🤖 AI Summary
This work addresses the lack of reproducible, fine-grained datasets that incorporate individual user differences in interactive information retrieval research. To bridge this gap, the authors present an open-source dataset comprising 61 users and 122 search sessions, which systematically integrates multidimensional user attributes—such as perceived speed, interests, and search experience—with fine-grained interaction logs. Accompanying this dataset, the study introduces a web-based experimental platform, a structured logging framework, and an open dissemination protocol, collectively offering a comprehensive and reusable research infrastructure. Through illustrative analyses, the authors demonstrate the dataset’s utility in modeling user behavior and developing simulation tools, thereby significantly advancing reproducible and context-aware research in interactive retrieval.
📝 Abstract
We present a reusable dataset and accompanying infrastructure for studying human search behavior in Interactive Information Retrieval (IIR).

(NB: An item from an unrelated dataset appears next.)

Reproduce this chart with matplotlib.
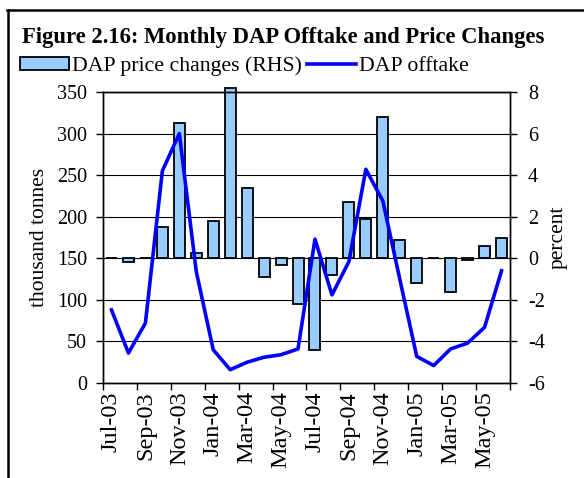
"""
Monthly DAP offtake (line, LHS) and DAP price changes (bars, RHS).
Recreated as out.png, roughly 584x478 px.
"""

import matplotlib
matplotlib.use("Agg")
import matplotlib.pyplot as plt
from matplotlib.lines import Line2D
from matplotlib.patches import Patch


# ─────────────────────────────────────────────
# DATA
# ─────────────────────────────────────────────

months = [
    "Jul-03", "Aug-03", "Sep-03", "Oct-03", "Nov-03", "Dec-03",
    "Jan-04", "Feb-04", "Mar-04", "Apr-04", "May-04", "Jun-04",
    "Jul-04", "Aug-04", "Sep-04", "Oct-04", "Nov-04", "Dec-04",
    "Jan-05", "Feb-05", "Mar-05", "Apr-05", "May-05", "Jun-05",
]

# thousand tonnes
offtake = [88, 36, 72, 255, 300, 134, 40, 16, 25, 31, 34, 41,
           173, 106, 146, 257, 219, 125, 32, 21, 41, 48, 67, 135]

# percent
price_change = [0.0, -0.2, 0.0, 1.5, 6.5, 0.25, 1.8, 8.2, 3.4, -0.9, -0.3, -2.2,
                -4.4, -0.8, 2.7, 1.9, 6.8, 0.9, -1.2, 0.0, -1.6, -0.1, 0.6, 1.0]

left_ticks = [0, 50, 100, 150, 200, 250, 300, 350]
right_ticks = [-6, -4, -2, 0, 2, 4, 6, 8]

title = "Figure 2.16: Monthly DAP Offtake and Price Changes"


# ─────────────────────────────────────────────
# FIGURE
# ─────────────────────────────────────────────

plt.rcParams["font.family"] = ["Liberation Serif", "DejaVu Serif"]
plt.rcParams["font.size"] = 14.5
plt.rcParams["axes.unicode_minus"] = False  # plain hyphen like the source

W, H = 584, 478
fig = plt.figure(figsize=(W / 100, H / 100), dpi=100)

# plot area in pixels: x 103..510, y 92..383
ax = fig.add_axes([103 / W, (H - 383) / H, 407 / W, 291 / H])
ax2 = ax.twinx()

x = list(range(len(months)))

# bars on the right-hand axis, grid behind them
ax2.bar(x, price_change, width=0.65, color="#99CCFF", edgecolor="black",
        linewidth=1.3, zorder=2, clip_on=False)
ax2.set_ylim(-6, 8)
ax2.set_yticks(right_ticks)
ax2.set_ylabel("percent", fontsize=15.5, labelpad=3)
ax2.grid(axis="y", color="black", linewidth=0.8, zorder=0)
ax2.set_axisbelow(True)

# line on the left-hand axis, drawn on top
ax.set_zorder(ax2.get_zorder() + 1)
ax.patch.set_visible(False)
ax.plot(x, offtake, color="#0000FF", linewidth=2.6, zorder=3)
ax.set_ylim(0, 350)
ax.set_yticks(left_ticks)
ax.set_ylabel("thousand tonnes", fontsize=15.5, labelpad=5.5)

# category axis: tick marks every two months, labels on every other month
ax.set_xlim(-0.5, len(months) - 0.5)
ax.set_xticks([i - 0.5 for i in range(0, len(months) + 1, 2)])
ax.set_xticklabels([])
ax.set_xticks(x[::2], minor=True)
ax.set_xticklabels(months[::2], minor=True, rotation=90, fontsize=17.5)
ax.tick_params(axis="x", which="minor", length=0, pad=6)
ax.tick_params(axis="x", which="major", length=5, width=1)
ax.tick_params(axis="y", length=5, width=1, pad=6.5)
ax2.tick_params(axis="y", length=5, width=1, pad=8)

for a in (ax, ax2):
    for sp in a.spines.values():
        sp.set_linewidth(1.0)
        sp.set_color("black")

# title and legend
fig.text(22 / W, 1 - 38 / H, title, fontsize=16.3, fontweight="bold",
         ha="left", va="center")

handles = [
    Patch(facecolor="#99CCFF", edgecolor="black", linewidth=1.3,
          label="DAP price changes (RHS)"),
    Line2D([], [], color="#0000FF", linewidth=2.6, label="DAP offtake"),
]
fig.legend(handles=handles, loc="center left", bbox_to_anchor=(20 / W, 1 - 66 / H),
           ncol=2, frameon=False, fontsize=15.7, handlelength=2.25,
           handleheight=0.55, handletextpad=0.15, columnspacing=0.2,
           borderaxespad=0, borderpad=0)

# outer frame (top and left edges visible in the crop)
fig.add_artist(Line2D([7 / W, 1], [1 - 9.5 / H, 1 - 9.5 / H],
                      transform=fig.transFigure, color="black", linewidth=1.8))
fig.add_artist(Line2D([8 / W, 8 / W], [0, 1 - 9.5 / H],
                      transform=fig.transFigure, color="black", linewidth=1.8))

fig.savefig("out.png", dpi=100)
plt.close(fig)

The dataset combines detailed interaction logs from 61 participants (122 sessions) with user characteristics, including perceptual speed, topic-specific interest, search expertise, and demographic information. To facilitate reproducibility and reuse, we provide a fully documented study setup, a web-based perceptual speed test, and a framework for conducting similar user studies. Our work allows researchers to investigate individual and contextual factors affecting search behavior, and to develop or validate user simulators that account for such variability. We illustrate the datasets potential through an illustrative analysis and release all resources as open-access, supporting reproducible research and resource sharing in the IIR community.